Addressing main areas of concern for both transgender and non-transgender clients lies within spa’s communal areas of restroom accessibility and locker room space.

 

Restroom Space 

  • It is recommended that transgender guests have access to the restroom that corresponds to their gender identity exclusively and consistently. Where available, a single stall bathroom should be available to any individual, transgender or not, who desires increased privacy, regardless of the underlying reason. The use of a single stall bathroom should be a matter of choice for the individual (again, transgender or not), and no guest should be asked or forced to use the single stall bathroom.  Restroom policies and standards will vary based on laws and regulations within the spa’s respective location/jurisdiction. 
  • It is recommended that transgender employees also have access to the restroom that corresponds to their gender identity exclusively and consistently. Again, and where available, a single stall bathroom should be available to any individual, transgender or not, who desires increased privacy, regardless of the underlying reason.

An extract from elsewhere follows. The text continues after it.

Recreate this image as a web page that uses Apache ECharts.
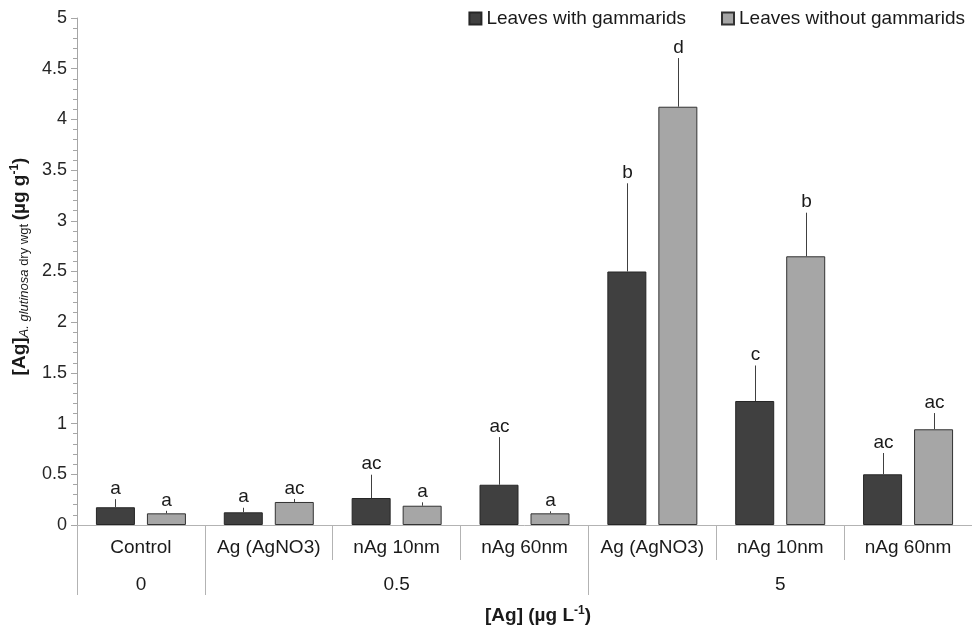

Locker Room Accessibility 

  • Where spas maintain separate locker room facilities for male and female guests or employees, transgender individuals may be allowed to use the locker room that corresponds with their gender identity - not their assigned sex at birth. 
  • Based on availability and appropriateness to address privacy concerns, such accommodations could include:
    • Use of a private area in the locker room (i.e., a bathroom stall with a door or an area separated by a curtain) 
    • A separate changing schedule, utilizing the locker room before or after other or non-transgender guests
    • Use of a nearby private area (i.e., a nearby restroom) 
  • Consider notifying all guests of your processes and expectations before a question or situation arises.

 

How to ensure both transgender guests and non-transgender guests feel comfortable and safe in spa 

  • Transgender Awareness Training exists for spas and salons that want to engage the trans community in their place of business so service providers can treat trans people just like everyone else when they come into contact with them.

 

What can the spa industry do to prevent and tackle issues related to transgender guests?

  • Whether or not a transgender client requires an extra level of discretion will be a completely personal preference and may depend on if they are “out” in their work or personal lives. 
  • Spa managers and service providers can assess whether or not a transgender guest is seeking extra privacy or is more open with their transition based on information volunteered by the guest. 

 

Conclusion 

Spas should have a transgender policy posted in a common employee workspace where staff can refer to and be reminded of best practices of the accommodation of both transgender and non-transgender guests. Spa directors and managers need to be held responsible for educating and training their employees on transgender guest privacy preferences, and should take all complaints, whether from a non-transgender guests or transgender guest, seriously. 

The most important factor is ensuring the safety and comfortability of all spa guests in all capacities of the service they are receiving, from walking through the lobby to changing in the locker room to entering the treatment room.